§ Instruction:
Without the images, write out the whole listing exactly.
---
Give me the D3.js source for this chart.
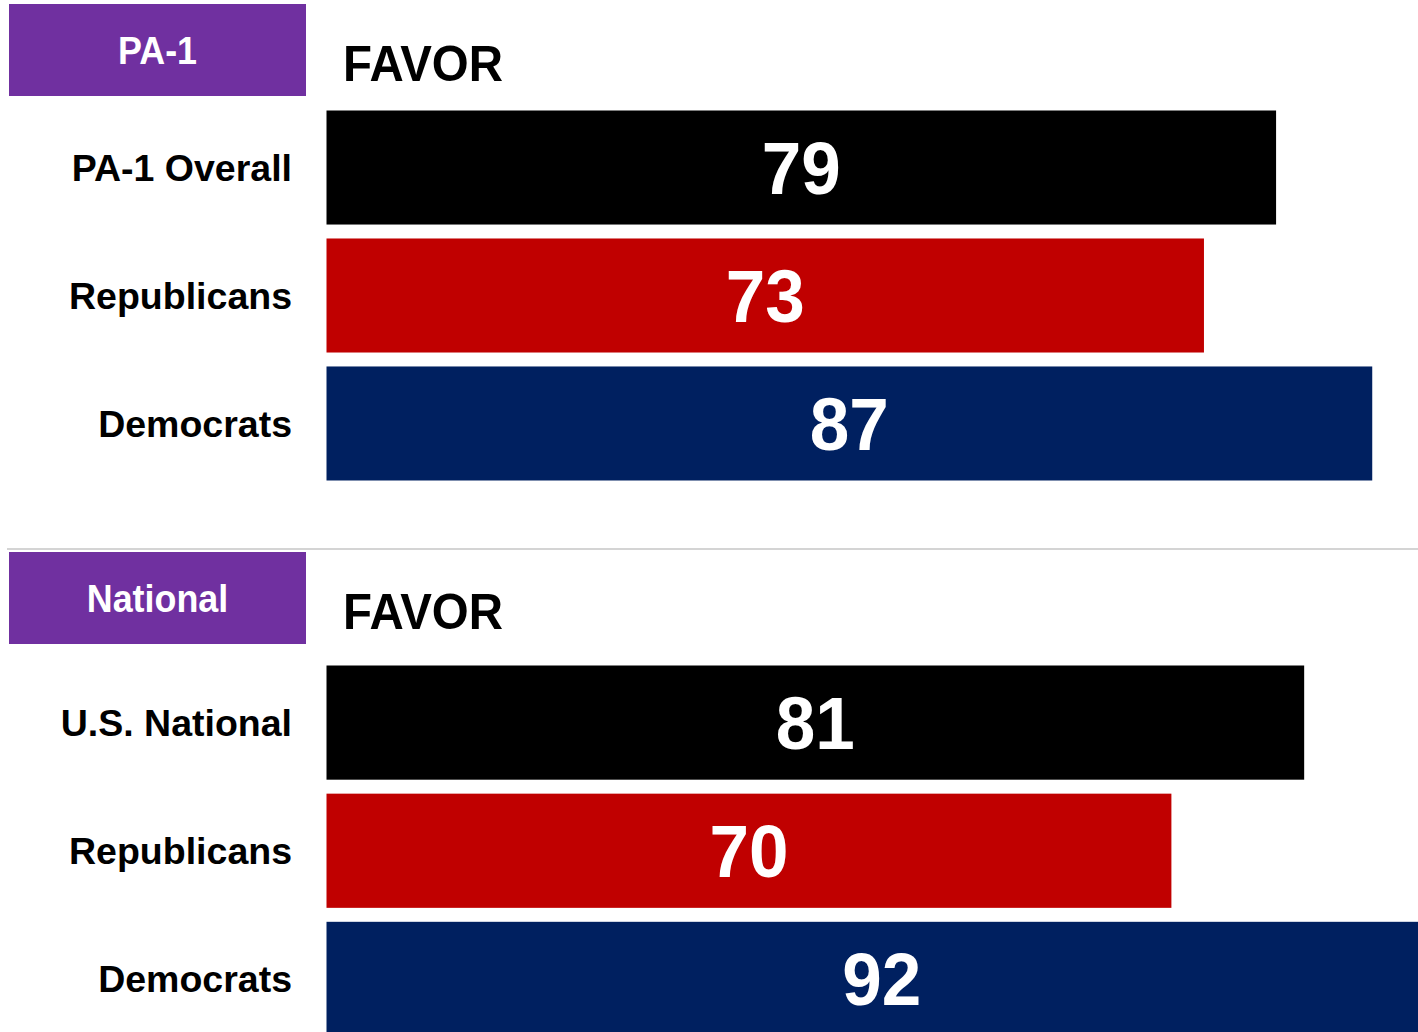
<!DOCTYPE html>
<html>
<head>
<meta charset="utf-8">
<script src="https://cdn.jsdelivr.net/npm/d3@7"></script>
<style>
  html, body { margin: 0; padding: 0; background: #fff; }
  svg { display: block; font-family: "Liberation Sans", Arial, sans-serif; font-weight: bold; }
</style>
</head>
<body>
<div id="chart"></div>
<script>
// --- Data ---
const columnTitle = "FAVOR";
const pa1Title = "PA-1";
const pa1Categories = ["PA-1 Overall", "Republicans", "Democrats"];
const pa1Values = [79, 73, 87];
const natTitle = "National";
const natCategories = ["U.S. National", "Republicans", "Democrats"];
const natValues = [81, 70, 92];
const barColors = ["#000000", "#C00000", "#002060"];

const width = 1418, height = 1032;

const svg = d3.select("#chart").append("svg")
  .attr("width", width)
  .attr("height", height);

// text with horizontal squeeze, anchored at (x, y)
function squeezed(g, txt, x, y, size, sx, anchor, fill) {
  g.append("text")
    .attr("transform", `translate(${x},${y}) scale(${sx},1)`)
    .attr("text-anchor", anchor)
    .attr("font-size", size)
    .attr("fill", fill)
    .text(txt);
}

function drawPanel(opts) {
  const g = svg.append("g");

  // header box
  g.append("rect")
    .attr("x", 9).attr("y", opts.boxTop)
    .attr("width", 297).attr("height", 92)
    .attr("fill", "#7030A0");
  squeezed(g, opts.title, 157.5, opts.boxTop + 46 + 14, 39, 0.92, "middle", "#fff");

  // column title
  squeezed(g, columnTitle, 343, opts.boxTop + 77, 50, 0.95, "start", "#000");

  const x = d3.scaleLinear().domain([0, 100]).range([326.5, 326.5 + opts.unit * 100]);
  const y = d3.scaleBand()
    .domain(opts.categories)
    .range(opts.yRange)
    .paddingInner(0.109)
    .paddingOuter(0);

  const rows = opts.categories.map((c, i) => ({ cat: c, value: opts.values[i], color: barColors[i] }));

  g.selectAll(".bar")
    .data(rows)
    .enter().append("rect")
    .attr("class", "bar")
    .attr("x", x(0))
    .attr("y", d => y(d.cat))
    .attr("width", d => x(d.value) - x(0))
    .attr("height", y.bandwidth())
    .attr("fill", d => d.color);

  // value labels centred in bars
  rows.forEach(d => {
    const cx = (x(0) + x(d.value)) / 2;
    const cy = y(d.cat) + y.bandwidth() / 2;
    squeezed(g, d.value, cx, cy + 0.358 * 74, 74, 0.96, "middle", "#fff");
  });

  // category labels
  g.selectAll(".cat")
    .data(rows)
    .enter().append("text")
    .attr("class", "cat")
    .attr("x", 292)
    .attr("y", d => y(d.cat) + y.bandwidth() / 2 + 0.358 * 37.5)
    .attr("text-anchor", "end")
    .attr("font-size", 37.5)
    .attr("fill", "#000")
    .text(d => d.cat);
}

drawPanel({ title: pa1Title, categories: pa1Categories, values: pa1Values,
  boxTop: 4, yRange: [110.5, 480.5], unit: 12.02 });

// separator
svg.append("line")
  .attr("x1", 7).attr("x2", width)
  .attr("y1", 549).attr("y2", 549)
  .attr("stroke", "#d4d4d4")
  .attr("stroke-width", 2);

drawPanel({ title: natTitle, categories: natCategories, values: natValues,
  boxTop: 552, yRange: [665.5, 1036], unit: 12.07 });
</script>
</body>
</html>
---
§ Exercise response:
Give me the D3.js source for this chart.
<!DOCTYPE html>
<html>
<head>
<meta charset="utf-8">
<script src="https://cdn.jsdelivr.net/npm/d3@7"></script>
<style>
  html, body { margin: 0; padding: 0; background: #fff; }
  svg { display: block; font-family: "Liberation Sans", Arial, sans-serif; font-weight: bold; }
</style>
</head>
<body>
<div id="chart"></div>
<script>
// --- Data ---
const columnTitle = "FAVOR";
const pa1Title = "PA-1";
const pa1Categories = ["PA-1 Overall", "Republicans", "Democrats"];
const pa1Values = [79, 73, 87];
const natTitle = "National";
const natCategories = ["U.S. National", "Republicans", "Democrats"];
const natValues = [81, 70, 92];
const barColors = ["#000000", "#C00000", "#002060"];

const width = 1418, height = 1032;

const svg = d3.select("#chart").append("svg")
  .attr("width", width)
  .attr("height", height);

// text with horizontal squeeze, anchored at (x, y)
function squeezed(g, txt, x, y, size, sx, anchor, fill) {
  g.append("text")
    .attr("transform", `translate(${x},${y}) scale(${sx},1)`)
    .attr("text-anchor", anchor)
    .attr("font-size", size)
    .attr("fill", fill)
    .text(txt);
}

function drawPanel(opts) {
  const g = svg.append("g");

  // header box
  g.append("rect")
    .attr("x", 9).attr("y", opts.boxTop)
    .attr("width", 297).attr("height", 92)
    .attr("fill", "#7030A0");
  squeezed(g, opts.title, 157.5, opts.boxTop + 46 + 14, 39, 0.92, "middle", "#fff");

  // column title
  squeezed(g, columnTitle, 343, opts.boxTop + 77, 50, 0.95, "start", "#000");

  const x = d3.scaleLinear().domain([0, 100]).range([326.5, 326.5 + opts.unit * 100]);
  const y = d3.scaleBand()
    .domain(opts.categories)
    .range(opts.yRange)
    .paddingInner(0.109)
    .paddingOuter(0);

  const rows = opts.categories.map((c, i) => ({ cat: c, value: opts.values[i], color: barColors[i] }));

  g.selectAll(".bar")
    .data(rows)
    .enter().append("rect")
    .attr("class", "bar")
    .attr("x", x(0))
    .attr("y", d => y(d.cat))
    .attr("width", d => x(d.value) - x(0))
    .attr("height", y.bandwidth())
    .attr("fill", d => d.color);

  // value labels centred in bars
  rows.forEach(d => {
    const cx = (x(0) + x(d.value)) / 2;
    const cy = y(d.cat) + y.bandwidth() / 2;
    squeezed(g, d.value, cx, cy + 0.358 * 74, 74, 0.96, "middle", "#fff");
  });

  // category labels
  g.selectAll(".cat")
    .data(rows)
    .enter().append("text")
    .attr("class", "cat")
    .attr("x", 292)
    .attr("y", d => y(d.cat) + y.bandwidth() / 2 + 0.358 * 37.5)
    .attr("text-anchor", "end")
    .attr("font-size", 37.5)
    .attr("fill", "#000")
    .text(d => d.cat);
}

drawPanel({ title: pa1Title, categories: pa1Categories, values: pa1Values,
  boxTop: 4, yRange: [110.5, 480.5], unit: 12.02 });

// separator
svg.append("line")
  .attr("x1", 7).attr("x2", width)
  .attr("y1", 549).attr("y2", 549)
  .attr("stroke", "#d4d4d4")
  .attr("stroke-width", 2);

drawPanel({ title: natTitle, categories: natCategories, values: natValues,
  boxTop: 552, yRange: [665.5, 1036], unit: 12.07 });
</script>
</body>
</html>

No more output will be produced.